Count the lines below that contain the word "code", and reply with that number alone.

=-=-=

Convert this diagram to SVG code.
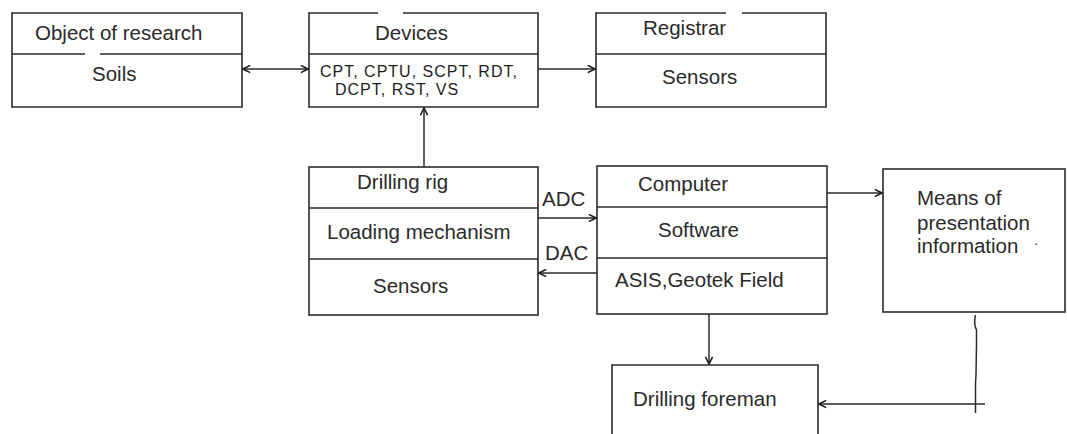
<svg xmlns="http://www.w3.org/2000/svg" width="1067" height="434" viewBox="0 0 1067 434">
  <style>
    .box { fill: none; stroke: #2b2b2b; stroke-width: 1.6; }
    .line { fill: none; stroke: #2b2b2b; stroke-width: 1.5; }
    .t { font-family: "Liberation Sans", Arial, sans-serif; font-size: 20.5px; fill: #2a2a2a; }
    .code { font-family: "Liberation Sans", Arial, sans-serif; font-size: 16px; letter-spacing: 1px; fill: #1e1e1e; }
  </style>
  <defs>
    <marker id="arrow" viewBox="0 0 10 10" refX="9" refY="5" markerWidth="9" markerHeight="9" markerUnits="userSpaceOnUse" orient="auto-start-reverse">
      <path d="M1,1 L9,5 L1,9" fill="none" stroke="#1e1e1e" stroke-width="1.8"/>
    </marker>
  </defs>
  <rect width="1067" height="434" fill="#ffffff"/>

  <!-- Object of research -->
  <g id="object">
    <path class="box" d="M12,13 H242 V107 H12 Z"/>
    <path class="box" d="M12,54 H85 M100,54 H242"/>
    <text class="t" x="35" y="40">Object of research</text>
    <text class="t" x="92" y="81">Soils</text>
  </g>

  <!-- Devices -->
  <g id="devices">
    <path class="box" d="M378,13 H309 V107 H538 V13 H403"/>
    <path class="box" d="M309,54 H538"/>
    <text class="t" x="375" y="40">Devices</text>
    <text class="code" x="320" y="77">CPT, CPTU, SCPT, RDT,</text>
    <text class="code" x="335" y="95">DCPT, RST, VS</text>
  </g>

  <!-- Registrar -->
  <g id="registrar">
    <path class="box" d="M726,13 H596 V107 H826 V13 H742"/>
    <path class="box" d="M596,54 H826"/>
    <text class="t" x="643" y="35">Registrar</text>
    <text class="t" x="662" y="84">Sensors</text>
  </g>

  <!-- Drilling rig -->
  <g id="drilling-rig">
    <rect class="box" x="309" y="167" width="229" height="148"/>
    <path class="box" d="M309,208 H538 M309,259 H538"/>
    <text class="t" x="357" y="189">Drilling rig</text>
    <text class="t" x="327" y="239">Loading mechanism</text>
    <text class="t" x="373" y="293">Sensors</text>
  </g>

  <!-- Computer -->
  <g id="computer">
    <rect class="box" x="597" y="166" width="230" height="148"/>
    <path class="box" d="M597,207 H827 M597,258 H827"/>
    <text class="t" x="638" y="191">Computer</text>
    <text class="t" x="658" y="237">Software</text>
    <text class="t" x="615" y="287">ASIS,Geotek Field</text>
  </g>

  <!-- Means of presentation information -->
  <g id="means">
    <rect class="box" x="883" y="169" width="182" height="143"/>
    <text class="t" x="917" y="205">Means of</text>
    <text class="t" x="917" y="230">presentation</text>
    <text class="t" x="917" y="253">information</text>
    <rect x="1035.5" y="243.5" width="1.5" height="1.5" fill="#444"/>
  </g>

  <!-- Drilling foreman -->
  <g id="foreman">
    <path class="box" d="M612,436 V365 H818 V436"/>
    <text class="t" x="633" y="406">Drilling foreman</text>
  </g>

  <!-- Connectors -->
  <g id="connectors">
    <line class="line" x1="243" y1="69" x2="308" y2="69" marker-start="url(#arrow)" marker-end="url(#arrow)"/>
    <line class="line" x1="538" y1="69" x2="595" y2="69" marker-end="url(#arrow)"/>
    <line class="line" x1="424" y1="167" x2="424" y2="108" marker-end="url(#arrow)"/>
    <line class="line" x1="538" y1="218" x2="596" y2="218" marker-end="url(#arrow)"/>
    <line class="line" x1="597" y1="273" x2="539" y2="273" marker-end="url(#arrow)"/>
    <line class="line" x1="827" y1="193" x2="882" y2="193" marker-end="url(#arrow)"/>
    <line class="line" x1="709" y1="314" x2="709" y2="364" marker-end="url(#arrow)"/>
    <path class="line" d="M975.5,315 Q974,320 975,326 L976.5,330 L976.5,345 L976,375 L975.5,383 L975.5,413"/>
    <line class="line" x1="985" y1="404" x2="819" y2="404" marker-end="url(#arrow)"/>
  </g>
  <text class="t" x="542" y="206">ADC</text>
  <text class="t" x="545" y="260">DAC</text>
</svg>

=-=-=

■ Right answer:
4